'''
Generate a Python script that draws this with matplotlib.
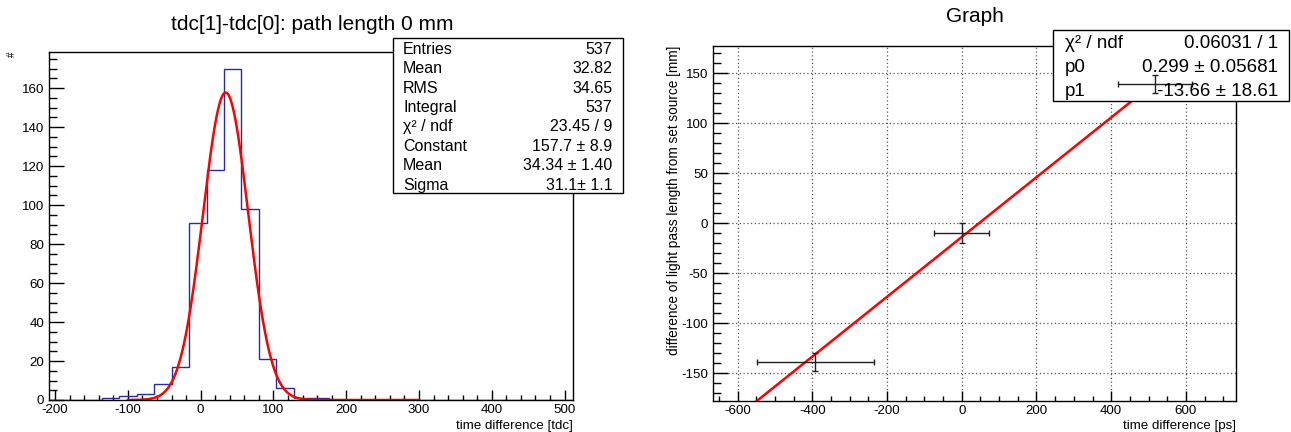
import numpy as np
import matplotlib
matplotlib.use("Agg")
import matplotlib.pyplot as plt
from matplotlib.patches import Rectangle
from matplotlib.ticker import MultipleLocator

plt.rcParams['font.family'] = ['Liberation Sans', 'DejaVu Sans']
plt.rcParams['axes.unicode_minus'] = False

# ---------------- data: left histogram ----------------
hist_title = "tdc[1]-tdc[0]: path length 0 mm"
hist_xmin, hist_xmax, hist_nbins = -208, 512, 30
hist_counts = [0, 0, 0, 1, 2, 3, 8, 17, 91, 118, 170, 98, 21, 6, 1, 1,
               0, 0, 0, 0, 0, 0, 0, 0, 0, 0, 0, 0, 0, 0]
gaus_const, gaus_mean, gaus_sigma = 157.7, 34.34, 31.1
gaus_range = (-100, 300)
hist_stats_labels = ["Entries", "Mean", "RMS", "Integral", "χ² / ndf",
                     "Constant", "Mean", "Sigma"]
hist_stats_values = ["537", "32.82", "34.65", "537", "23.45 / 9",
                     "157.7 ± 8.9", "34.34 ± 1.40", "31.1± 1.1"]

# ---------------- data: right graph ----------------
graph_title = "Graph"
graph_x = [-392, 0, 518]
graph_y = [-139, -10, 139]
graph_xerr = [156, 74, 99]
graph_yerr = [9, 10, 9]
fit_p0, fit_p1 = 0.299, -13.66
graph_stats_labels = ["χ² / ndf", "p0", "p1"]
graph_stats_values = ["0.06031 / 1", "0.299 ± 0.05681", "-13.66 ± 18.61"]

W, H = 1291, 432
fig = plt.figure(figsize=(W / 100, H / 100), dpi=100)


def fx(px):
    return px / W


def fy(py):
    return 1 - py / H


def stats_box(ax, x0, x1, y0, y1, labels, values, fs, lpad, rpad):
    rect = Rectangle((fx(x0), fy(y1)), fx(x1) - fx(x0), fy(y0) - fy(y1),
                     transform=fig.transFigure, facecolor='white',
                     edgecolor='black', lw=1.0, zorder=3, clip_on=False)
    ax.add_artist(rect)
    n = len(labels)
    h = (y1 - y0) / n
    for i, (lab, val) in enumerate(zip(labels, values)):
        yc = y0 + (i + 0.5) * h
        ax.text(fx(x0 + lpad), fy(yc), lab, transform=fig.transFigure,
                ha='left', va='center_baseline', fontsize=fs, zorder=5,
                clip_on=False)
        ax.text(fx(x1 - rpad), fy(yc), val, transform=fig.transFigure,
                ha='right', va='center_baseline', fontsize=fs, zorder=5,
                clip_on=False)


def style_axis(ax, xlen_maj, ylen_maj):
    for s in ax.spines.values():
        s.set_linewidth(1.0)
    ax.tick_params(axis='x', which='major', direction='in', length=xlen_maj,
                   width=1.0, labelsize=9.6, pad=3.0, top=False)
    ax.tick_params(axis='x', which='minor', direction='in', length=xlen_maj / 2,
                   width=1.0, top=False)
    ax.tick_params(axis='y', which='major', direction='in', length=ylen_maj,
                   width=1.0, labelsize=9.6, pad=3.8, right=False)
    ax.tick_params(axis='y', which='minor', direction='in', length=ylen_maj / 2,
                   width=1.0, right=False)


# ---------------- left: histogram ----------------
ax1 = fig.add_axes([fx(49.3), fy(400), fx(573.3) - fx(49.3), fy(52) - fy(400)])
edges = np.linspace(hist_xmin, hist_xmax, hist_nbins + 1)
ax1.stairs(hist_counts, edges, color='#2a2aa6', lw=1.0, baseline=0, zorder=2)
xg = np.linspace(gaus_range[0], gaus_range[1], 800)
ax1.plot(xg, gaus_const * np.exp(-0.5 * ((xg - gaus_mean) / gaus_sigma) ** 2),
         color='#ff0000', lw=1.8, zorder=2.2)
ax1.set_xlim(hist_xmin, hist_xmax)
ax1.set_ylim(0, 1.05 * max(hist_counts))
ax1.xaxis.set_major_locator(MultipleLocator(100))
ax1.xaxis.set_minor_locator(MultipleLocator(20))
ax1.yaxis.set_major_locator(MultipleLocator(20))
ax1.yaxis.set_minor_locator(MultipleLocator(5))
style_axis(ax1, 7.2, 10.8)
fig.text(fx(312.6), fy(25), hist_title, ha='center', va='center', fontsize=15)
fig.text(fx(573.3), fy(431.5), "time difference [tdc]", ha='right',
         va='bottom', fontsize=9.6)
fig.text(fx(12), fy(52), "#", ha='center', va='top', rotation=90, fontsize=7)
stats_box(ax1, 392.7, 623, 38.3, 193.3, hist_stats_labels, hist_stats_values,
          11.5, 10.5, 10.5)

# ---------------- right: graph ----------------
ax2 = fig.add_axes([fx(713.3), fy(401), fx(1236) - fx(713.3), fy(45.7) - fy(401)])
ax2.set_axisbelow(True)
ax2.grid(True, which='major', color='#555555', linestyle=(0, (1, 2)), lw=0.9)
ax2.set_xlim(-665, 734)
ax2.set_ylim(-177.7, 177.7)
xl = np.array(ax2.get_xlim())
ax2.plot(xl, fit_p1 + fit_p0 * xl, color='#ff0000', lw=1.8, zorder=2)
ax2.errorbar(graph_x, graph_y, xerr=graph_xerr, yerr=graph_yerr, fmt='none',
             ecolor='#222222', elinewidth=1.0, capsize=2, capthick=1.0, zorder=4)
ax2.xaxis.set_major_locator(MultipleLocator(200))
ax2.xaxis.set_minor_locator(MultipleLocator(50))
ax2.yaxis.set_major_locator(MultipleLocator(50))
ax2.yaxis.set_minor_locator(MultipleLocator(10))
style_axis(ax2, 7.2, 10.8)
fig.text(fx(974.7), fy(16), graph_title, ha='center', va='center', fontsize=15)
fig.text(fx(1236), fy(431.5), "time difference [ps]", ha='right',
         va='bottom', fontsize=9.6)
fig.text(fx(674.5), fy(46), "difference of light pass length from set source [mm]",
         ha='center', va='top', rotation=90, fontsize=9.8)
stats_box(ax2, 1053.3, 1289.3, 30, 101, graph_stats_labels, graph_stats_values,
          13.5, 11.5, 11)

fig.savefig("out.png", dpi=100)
'''
» Your instructions: Using the data above, write out every line exactly, leaving the images behind.

» Output:
Generate a Python script that draws this with matplotlib.
import numpy as np
import matplotlib
matplotlib.use("Agg")
import matplotlib.pyplot as plt
from matplotlib.patches import Rectangle
from matplotlib.ticker import MultipleLocator

plt.rcParams['font.family'] = ['Liberation Sans', 'DejaVu Sans']
plt.rcParams['axes.unicode_minus'] = False

# ---------------- data: left histogram ----------------
hist_title = "tdc[1]-tdc[0]: path length 0 mm"
hist_xmin, hist_xmax, hist_nbins = -208, 512, 30
hist_counts = [0, 0, 0, 1, 2, 3, 8, 17, 91, 118, 170, 98, 21, 6, 1, 1,
               0, 0, 0, 0, 0, 0, 0, 0, 0, 0, 0, 0, 0, 0]
gaus_const, gaus_mean, gaus_sigma = 157.7, 34.34, 31.1
gaus_range = (-100, 300)
hist_stats_labels = ["Entries", "Mean", "RMS", "Integral", "χ² / ndf",
                     "Constant", "Mean", "Sigma"]
hist_stats_values = ["537", "32.82", "34.65", "537", "23.45 / 9",
                     "157.7 ± 8.9", "34.34 ± 1.40", "31.1± 1.1"]

# ---------------- data: right graph ----------------
graph_title = "Graph"
graph_x = [-392, 0, 518]
graph_y = [-139, -10, 139]
graph_xerr = [156, 74, 99]
graph_yerr = [9, 10, 9]
fit_p0, fit_p1 = 0.299, -13.66
graph_stats_labels = ["χ² / ndf", "p0", "p1"]
graph_stats_values = ["0.06031 / 1", "0.299 ± 0.05681", "-13.66 ± 18.61"]

W, H = 1291, 432
fig = plt.figure(figsize=(W / 100, H / 100), dpi=100)


def fx(px):
    return px / W


def fy(py):
    return 1 - py / H


def stats_box(ax, x0, x1, y0, y1, labels, values, fs, lpad, rpad):
    rect = Rectangle((fx(x0), fy(y1)), fx(x1) - fx(x0), fy(y0) - fy(y1),
                     transform=fig.transFigure, facecolor='white',
                     edgecolor='black', lw=1.0, zorder=3, clip_on=False)
    ax.add_artist(rect)
    n = len(labels)
    h = (y1 - y0) / n
    for i, (lab, val) in enumerate(zip(labels, values)):
        yc = y0 + (i + 0.5) * h
        ax.text(fx(x0 + lpad), fy(yc), lab, transform=fig.transFigure,
                ha='left', va='center_baseline', fontsize=fs, zorder=5,
                clip_on=False)
        ax.text(fx(x1 - rpad), fy(yc), val, transform=fig.transFigure,
                ha='right', va='center_baseline', fontsize=fs, zorder=5,
                clip_on=False)


def style_axis(ax, xlen_maj, ylen_maj):
    for s in ax.spines.values():
        s.set_linewidth(1.0)
    ax.tick_params(axis='x', which='major', direction='in', length=xlen_maj,
                   width=1.0, labelsize=9.6, pad=3.0, top=False)
    ax.tick_params(axis='x', which='minor', direction='in', length=xlen_maj / 2,
                   width=1.0, top=False)
    ax.tick_params(axis='y', which='major', direction='in', length=ylen_maj,
                   width=1.0, labelsize=9.6, pad=3.8, right=False)
    ax.tick_params(axis='y', which='minor', direction='in', length=ylen_maj / 2,
                   width=1.0, right=False)


# ---------------- left: histogram ----------------
ax1 = fig.add_axes([fx(49.3), fy(400), fx(573.3) - fx(49.3), fy(52) - fy(400)])
edges = np.linspace(hist_xmin, hist_xmax, hist_nbins + 1)
ax1.stairs(hist_counts, edges, color='#2a2aa6', lw=1.0, baseline=0, zorder=2)
xg = np.linspace(gaus_range[0], gaus_range[1], 800)
ax1.plot(xg, gaus_const * np.exp(-0.5 * ((xg - gaus_mean) / gaus_sigma) ** 2),
         color='#ff0000', lw=1.8, zorder=2.2)
ax1.set_xlim(hist_xmin, hist_xmax)
ax1.set_ylim(0, 1.05 * max(hist_counts))
ax1.xaxis.set_major_locator(MultipleLocator(100))
ax1.xaxis.set_minor_locator(MultipleLocator(20))
ax1.yaxis.set_major_locator(MultipleLocator(20))
ax1.yaxis.set_minor_locator(MultipleLocator(5))
style_axis(ax1, 7.2, 10.8)
fig.text(fx(312.6), fy(25), hist_title, ha='center', va='center', fontsize=15)
fig.text(fx(573.3), fy(431.5), "time difference [tdc]", ha='right',
         va='bottom', fontsize=9.6)
fig.text(fx(12), fy(52), "#", ha='center', va='top', rotation=90, fontsize=7)
stats_box(ax1, 392.7, 623, 38.3, 193.3, hist_stats_labels, hist_stats_values,
          11.5, 10.5, 10.5)

# ---------------- right: graph ----------------
ax2 = fig.add_axes([fx(713.3), fy(401), fx(1236) - fx(713.3), fy(45.7) - fy(401)])
ax2.set_axisbelow(True)
ax2.grid(True, which='major', color='#555555', linestyle=(0, (1, 2)), lw=0.9)
ax2.set_xlim(-665, 734)
ax2.set_ylim(-177.7, 177.7)
xl = np.array(ax2.get_xlim())
ax2.plot(xl, fit_p1 + fit_p0 * xl, color='#ff0000', lw=1.8, zorder=2)
ax2.errorbar(graph_x, graph_y, xerr=graph_xerr, yerr=graph_yerr, fmt='none',
             ecolor='#222222', elinewidth=1.0, capsize=2, capthick=1.0, zorder=4)
ax2.xaxis.set_major_locator(MultipleLocator(200))
ax2.xaxis.set_minor_locator(MultipleLocator(50))
ax2.yaxis.set_major_locator(MultipleLocator(50))
ax2.yaxis.set_minor_locator(MultipleLocator(10))
style_axis(ax2, 7.2, 10.8)
fig.text(fx(974.7), fy(16), graph_title, ha='center', va='center', fontsize=15)
fig.text(fx(1236), fy(431.5), "time difference [ps]", ha='right',
         va='bottom', fontsize=9.6)
fig.text(fx(674.5), fy(46), "difference of light pass length from set source [mm]",
         ha='center', va='top', rotation=90, fontsize=9.8)
stats_box(ax2, 1053.3, 1289.3, 30, 101, graph_stats_labels, graph_stats_values,
          13.5, 11.5, 11)

fig.savefig("out.png", dpi=100)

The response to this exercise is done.